From the entries below, reproduce exactly the lines from the one with "Give me the matplotlib source for this chart." through the one with "bottom = bottom + vals", both included, without images.

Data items
-- Begin --

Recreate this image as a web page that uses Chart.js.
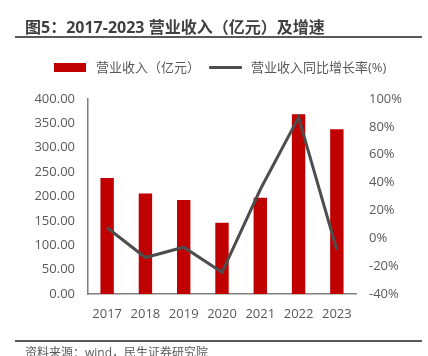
<!DOCTYPE html>
<html><head><meta charset="utf-8">
<script src="https://cdn.jsdelivr.net/npm/chart.js@4/dist/chart.umd.min.js"></script>
<style>
html,body{margin:0;padding:0;background:#fff;}
#wrap{position:relative;width:428px;height:356px;overflow:hidden;font-family:"Open Sans","Noto Sans CJK SC",sans-serif;}
#title{position:absolute;left:25px;top:16px;font-size:16px;font-weight:bold;color:#404040;font-family:"Open Sans","Noto Sans CJK SC",sans-serif;white-space:nowrap;line-height:22px;}
#tline{position:absolute;left:15px;top:36px;width:407px;height:2px;background:#595959;}
#bline{position:absolute;left:15px;top:340px;width:407px;height:1.5px;background:#595959;}
#src{position:absolute;left:25px;top:345px;font-size:12px;color:#595959;white-space:nowrap;line-height:16px;}
.lg{position:absolute;font-size:13px;color:#595959;white-space:nowrap;line-height:16px;top:59px;}
#lb{position:absolute;left:54px;top:63px;width:32px;height:9px;background:#C00000;}
#ll{position:absolute;left:209px;top:66px;width:33px;height:3px;background:#4d4d4d;border-radius:1px;}
canvas{position:absolute;left:0;top:0;}
</style></head>
<body><div id="wrap">
<canvas id="c" width="428" height="356"></canvas>
<div id="title">图5：2017-2023 营业收入（亿元）及增速</div>
<div id="tline"></div>
<div id="lb"></div><div class="lg" style="left:96px">营业收入（亿元）</div>
<div id="ll"></div><div class="lg" style="left:251px">营业收入同比增长率(%)</div>
<div id="bline"></div>
<div id="src">资料来源：wind，民生证券研究院</div>
</div>
<script>
const years = ["2017","2018","2019","2020","2021","2022","2023"];
const revenue = [238, 206, 193, 146, 197.5, 368.5, 338];
const growth = [7.6, -13.8, -6.4, -24.4, 35, 86.8, -8.4];
const leftTicks = [0, 400, 50];
const rightTicks = [-40, 100, 20];

const txt = '#595959';
const fnt = {family:'"Open Sans","Noto Sans CJK SC",sans-serif', size:13};
new Chart(document.getElementById('c'), {
  data: {
    labels: years,
    datasets: [
      {type:'line', label:'营业收入同比增长率(%)', data:growth, yAxisID:'y1', borderColor:'#4d4d4d', backgroundColor:'#4d4d4d', borderWidth:3, pointRadius:0, tension:0, order:0},
      {type:'bar', label:'营业收入（亿元）', data:revenue, yAxisID:'y', backgroundColor:'#C00000', categoryPercentage:1, barPercentage:0.35, order:1}
    ]
  },
  options: {
    responsive:false, animation:false, devicePixelRatio:1,
    layout:{padding:{top:99,bottom:0,left:0,right:0}},
    plugins:{legend:{display:false}, tooltip:{enabled:false}},
    scales:{
      x:{grid:{display:false,drawTicks:false}, border:{display:true,color:'#808080',width:1.5},
         ticks:{color:txt,font:fnt,padding:12,maxRotation:0},
         afterFit:s=>{s.height=62;}},
      y:{position:'left', min:leftTicks[0], max:leftTicks[1], grid:{display:false,drawTicks:false},
         border:{display:true,color:'#808080',width:1.5},
         ticks:{stepSize:leftTicks[2], color:txt, font:fnt, padding:13, callback:v=>v.toFixed(2)},
         afterFit:s=>{s.width=88;}},
      y1:{position:'right', min:rightTicks[0], max:rightTicks[1], grid:{display:false,drawTicks:false},
         border:{display:false},
         ticks:{stepSize:rightTicks[2], color:txt, font:fnt, padding:13, callback:v=>v+'%'},
         afterFit:s=>{s.width=72;}}
    }
  }
});
</script>
</body></html>
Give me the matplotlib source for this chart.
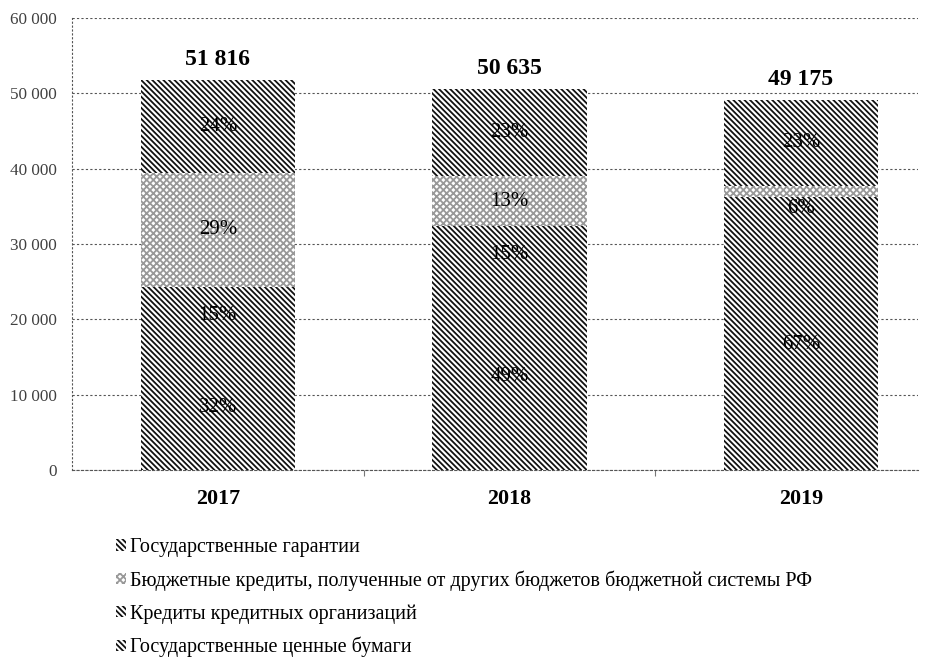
import matplotlib
matplotlib.use("Agg")
import matplotlib.pyplot as plt
import numpy as np

plt.rcParams['font.family'] = ['Liberation Serif', 'DejaVu Serif']
plt.rcParams['hatch.linewidth'] = 1.3

years = ['2017', '2018', '2019']
totals = [51816, 50635, 49175]

# shares in %, bottom to top
share_bonds = [32, 49, 67]      # Государственные ценные бумаги
share_bank = [15, 15, 6]        # Кредиты кредитных организаций
share_budget = [29, 13, 3]      # Бюджетные кредиты
share_guar = [24, 23, 23]       # Государственные гарантии

series_names = ['Государственные ценные бумаги',
                'Кредиты кредитных организаций',
                'Бюджетные кредиты, полученные от других бюджетов бюджетной системы РФ',
                'Государственные гарантии']
shares = [share_bonds, share_bank, share_budget, share_guar]

dense = '\\' * 6
hatches = [dense, dense, 'x' * 5, dense]
hatch_colors = ['#111111', '#111111', '#999999', '#111111']

fig = plt.figure(figsize=(9.36, 6.57), dpi=100)
ax = fig.add_axes([0.077, 0.2846, 0.904, 0.688])

x = np.arange(len(years))
width = 0.53
tot_share = np.sum(shares, axis=0)

bottom = np.zeros(len(years))
rects = []
for i in range(len(shares)):
    vals = np.array(totals) * np.array(shares[i]) / tot_share
    r = ax.bar(x, vals, width, bottom=bottom, color='white', edgecolor=hatch_colors[i],
               hatch=hatches[i], linewidth=0, label=series_names[i], zorder=3)
    rects.append(r)
    for j in range(len(years)):
        if shares[i][j] >= 5:
            ax.text(x[j], bottom[j] + vals[j] / 2, str(shares[i][j]) + '%',
                    ha='center', va='center', fontsize=15, color='black', zorder=4)
    bottom = bottom + vals

for j in range(len(years)):
    ax.annotate('{:,}'.format(totals[j]).replace(',', ' '),
                xy=(x[j], totals[j]), xytext=(0, 7), textcoords='offset points',
                ha='center', va='bottom', fontsize=17, fontweight='bold')

ax.set_ylim(0, 60000)
ax.set_xlim(-0.5, 2.402)
ax.set_yticks(np.arange(0, 60001, 10000))
ax.set_yticklabels(['{:,}'.format(v).replace(',', ' ') for v in range(0, 60001, 10000)])
ax.tick_params(axis='y', length=0, pad=11, labelsize=12.3, labelcolor='#404040')

ax.set_xticks(x)
ax.set_xticklabels(years, fontweight='bold', fontsize=15.8)
ax.tick_params(axis='x', length=0, pad=14)
ax.set_xticks([0.5, 1.5], minor=True)
ax.tick_params(axis='x', which='minor', length=4, width=0.8, color='#777777')

ax.yaxis.grid(True, linestyle=(0, (2, 2)), color='#555555', linewidth=0.8, zorder=0)
for s in ['top', 'right']:
    ax.spines[s].set_visible(False)
ax.spines['left'].set_linestyle((0, (1, 2.5)))
ax.spines['left'].set_color('#555555')
ax.spines['bottom'].set_linestyle((0, (2, 2)))
ax.spines['bottom'].set_color('#555555')
ax.spines['bottom'].set_linewidth(0.8)

handles = rects[::-1]
labels = series_names[::-1]
fig.legend(handles, labels, loc='upper left', bbox_to_anchor=(0.124, 0.181),
           frameon=False, fontsize=14.5, handlelength=0.5, handleheight=0.5,
           handletextpad=0.2, labelspacing=0.66, borderaxespad=0, borderpad=0)

fig.savefig('out.png', dpi=100)
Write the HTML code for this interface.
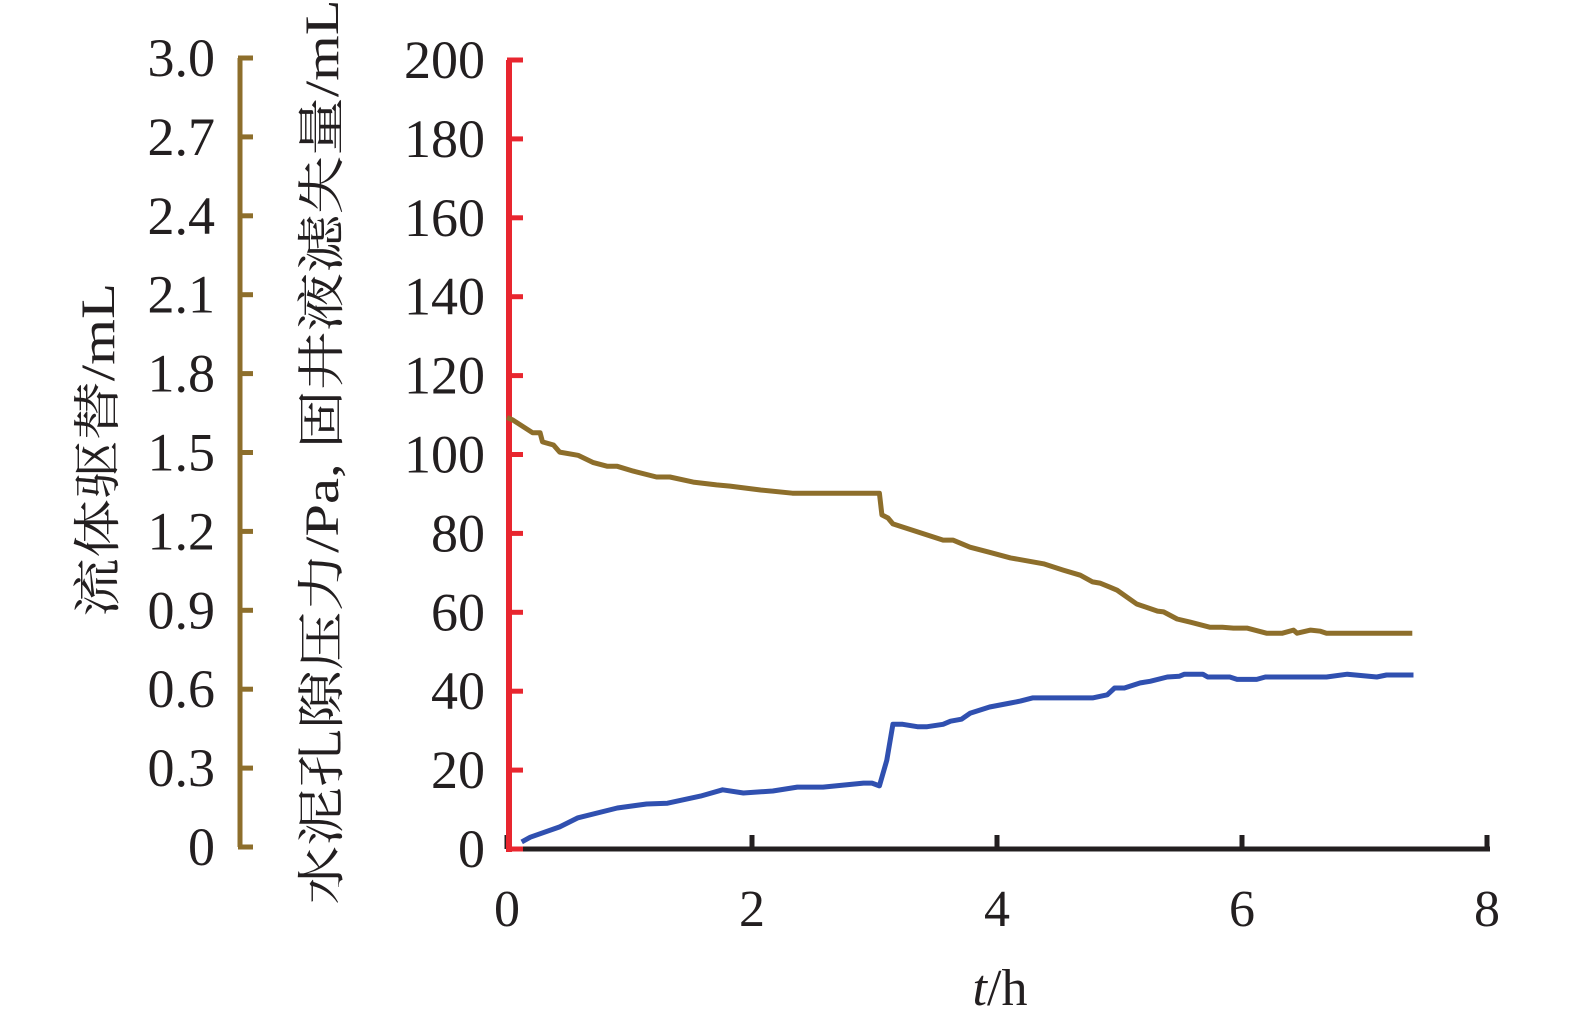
<!DOCTYPE html>
<html><head><meta charset="utf-8"><style>
html,body{margin:0;padding:0;background:#fff;}
svg{display:block;font-family:"Liberation Serif","Noto Serif CJK SC",serif;}
</style></head><body>
<svg id="chart" width="1575" height="1030" viewBox="0 0 1575 1030" xmlns="http://www.w3.org/2000/svg">
<g id="axes"></g>
<g id="series"></g>
</svg>
<script>
const xTicks = [0, 2, 4, 6, 8];
const leftTicks = [0, 20, 40, 60, 80, 100, 120, 140, 160, 180, 200];
const brownTicks = ["0", "0.3", "0.6", "0.9", "1.2", "1.5", "1.8", "2.1", "2.4", "2.7", "3.0"];
const brownT = [0,0.05,0.21,0.27,0.29,0.38,0.43,0.58,0.70,0.82,0.90,1.03,1.22,1.33,1.52,1.71,1.82,2.07,2.33,3.04,3.06,3.11,3.15,3.56,3.64,3.78,3.94,4.11,4.38,4.54,4.68,4.78,4.84,4.92,4.98,5.14,5.31,5.36,5.47,5.58,5.74,5.84,5.93,6.04,6.20,6.33,6.42,6.45,6.56,6.64,6.69,7.39];
const brownV = [109.4,108.7,105.5,105.5,103.2,102.4,100.6,99.8,98.0,97.0,97.0,95.8,94.3,94.3,93.0,92.3,92.0,91.0,90.2,90.2,84.7,83.9,82.4,78.3,78.3,76.5,75.2,73.8,72.3,70.7,69.4,67.7,67.4,66.4,65.6,62.1,60.3,60.1,58.3,57.5,56.2,56.2,56.0,56.0,54.7,54.7,55.5,54.7,55.5,55.2,54.7,54.7];
const blueT = [0.12,0.19,0.43,0.58,0.90,1.14,1.31,1.58,1.76,1.93,2.17,2.37,2.58,2.91,2.98,3.04,3.10,3.15,3.23,3.35,3.43,3.56,3.62,3.71,3.78,3.94,4.11,4.19,4.29,4.78,4.90,4.96,5.04,5.17,5.25,5.39,5.49,5.53,5.68,5.72,5.90,5.96,6.12,6.19,6.69,6.86,7.10,7.18,7.40];
const blueV = [1.8,3.0,5.6,7.9,10.4,11.4,11.6,13.4,15.0,14.2,14.7,15.7,15.7,16.7,16.7,16.0,22.5,31.6,31.6,31.0,31.0,31.6,32.4,32.9,34.4,36.0,37.0,37.5,38.3,38.3,39.1,40.8,40.8,42.1,42.5,43.6,43.8,44.3,44.3,43.6,43.6,43.0,43.0,43.6,43.6,44.3,43.6,44.1,44.1];

const NS = "http://www.w3.org/2000/svg";
const X0 = 507, XS = 122.5, Y0 = 849, YS = 3.945;
function xPos(t){ return X0 + t * XS; }
function yPos(v){ return Y0 - v * YS; }
function mk(tag, attrs, parent, text){
  const e = document.createElementNS(NS, tag);
  for (const k in attrs) e.setAttribute(k, attrs[k]);
  if (text !== undefined) e.textContent = text;
  parent.appendChild(e);
  return e;
}
const axes = document.getElementById("axes");
const series = document.getElementById("series");
const BROWN = "#8d6e2b", RED = "#e8262f", BLUE = "#3050b0", DARK = "#231f20";

// x axis
let xl = mk("line", {x1: X0, y1: Y0, x2: 1490, y2: Y0, stroke: DARK, "stroke-width": 5}, axes);


xTicks.forEach(function(t){
  const tk = mk("line", {x1: xPos(t), y1: Y0, x2: xPos(t), y2: Y0 - 14, stroke: DARK, "stroke-width": 5}, axes);
  
  
  const lb = mk("text", {x: xPos(t), y: 926, "font-size": 52, "text-anchor": "middle", fill: DARK}, axes, String(t));
  
  
});
const xt = mk("text", {x: 1000, y: 1005, "font-size": 52, "text-anchor": "middle", fill: DARK}, axes);


mk("tspan", {"font-style": "italic"}, xt, "t");
mk("tspan", {}, xt, "/h");

// red axis
const ra = mk("line", {x1: X0 + 2, y1: yPos(200), x2: X0 + 2, y2: Y0 + 3, stroke: RED, "stroke-width": 6}, axes);


leftTicks.forEach(function(v){
  const tk = mk("line", {x1: X0, y1: yPos(v), x2: 523, y2: yPos(v), stroke: RED, "stroke-width": 5}, axes);
  
  
  const lb = mk("text", {x: 485, y: yPos(v) + 18, "font-size": 54, "text-anchor": "end", fill: DARK}, axes, String(v));
  
  
});

// brown axis
const ba = mk("line", {x1: 240, y1: yPos(200) - 2, x2: 240, y2: Y0 - 2, stroke: BROWN, "stroke-width": 5}, axes);


brownTicks.forEach(function(s, i){
  const v = i * 20;
  const tk = mk("line", {x1: 238, y1: yPos(v) - 2, x2: 253, y2: yPos(v) - 2, stroke: BROWN, "stroke-width": 5}, axes);
  
  
  const lb = mk("text", {x: 215, y: yPos(v) + 16, "font-size": 54, "text-anchor": "end", fill: DARK}, axes, s);
  
  
});

// titles
const t1 = mk("text", {x: 0, y: 0, "font-size": 48, "text-anchor": "middle", fill: DARK, transform: "translate(114,450) rotate(-90)", textLength: 334, lengthAdjust: "spacingAndGlyphs"}, axes, "流体驱替/mL");


const t2 = mk("text", {x: 0, y: 0, "font-size": 48, "text-anchor": "middle", fill: DARK, transform: "translate(338,452) rotate(-90)", textLength: 905, lengthAdjust: "spacingAndGlyphs"}, axes, "水泥孔隙压力/Pa, 固井液滤失量/mL");



// series
function pts(T, V){ return T.map(function(t, i){ return xPos(t).toFixed(1) + "," + yPos(V[i]).toFixed(1); }).join(" "); }
const bl = mk("polyline", {points: pts(brownT, brownV), fill: "none", stroke: BROWN, "stroke-width": 5, "stroke-linejoin": "round"}, series);


const bu = mk("polyline", {points: pts(blueT, blueV), fill: "none", stroke: BLUE, "stroke-width": 5, "stroke-linejoin": "round"}, series);


</script>
</body></html>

-- End --

→ **Answer to the task**:
Give me the matplotlib source for this chart.
import matplotlib
matplotlib.use("Agg")
import matplotlib.pyplot as plt
import numpy as np

plt.rcParams['font.family'] = ['Liberation Serif', 'DejaVu Serif']
plt.rcParams['hatch.linewidth'] = 1.3

years = ['2017', '2018', '2019']
totals = [51816, 50635, 49175]

# shares in %, bottom to top
share_bonds = [32, 49, 67]      # Государственные ценные бумаги
share_bank = [15, 15, 6]        # Кредиты кредитных организаций
share_budget = [29, 13, 3]      # Бюджетные кредиты
share_guar = [24, 23, 23]       # Государственные гарантии

series_names = ['Государственные ценные бумаги',
                'Кредиты кредитных организаций',
                'Бюджетные кредиты, полученные от других бюджетов бюджетной системы РФ',
                'Государственные гарантии']
shares = [share_bonds, share_bank, share_budget, share_guar]

dense = '\\' * 6
hatches = [dense, dense, 'x' * 5, dense]
hatch_colors = ['#111111', '#111111', '#999999', '#111111']

fig = plt.figure(figsize=(9.36, 6.57), dpi=100)
ax = fig.add_axes([0.077, 0.2846, 0.904, 0.688])

x = np.arange(len(years))
width = 0.53
tot_share = np.sum(shares, axis=0)

bottom = np.zeros(len(years))
rects = []
for i in range(len(shares)):
    vals = np.array(totals) * np.array(shares[i]) / tot_share
    r = ax.bar(x, vals, width, bottom=bottom, color='white', edgecolor=hatch_colors[i],
               hatch=hatches[i], linewidth=0, label=series_names[i], zorder=3)
    rects.append(r)
    for j in range(len(years)):
        if shares[i][j] >= 5:
            ax.text(x[j], bottom[j] + vals[j] / 2, str(shares[i][j]) + '%',
                    ha='center', va='center', fontsize=15, color='black', zorder=4)
    bottom = bottom + vals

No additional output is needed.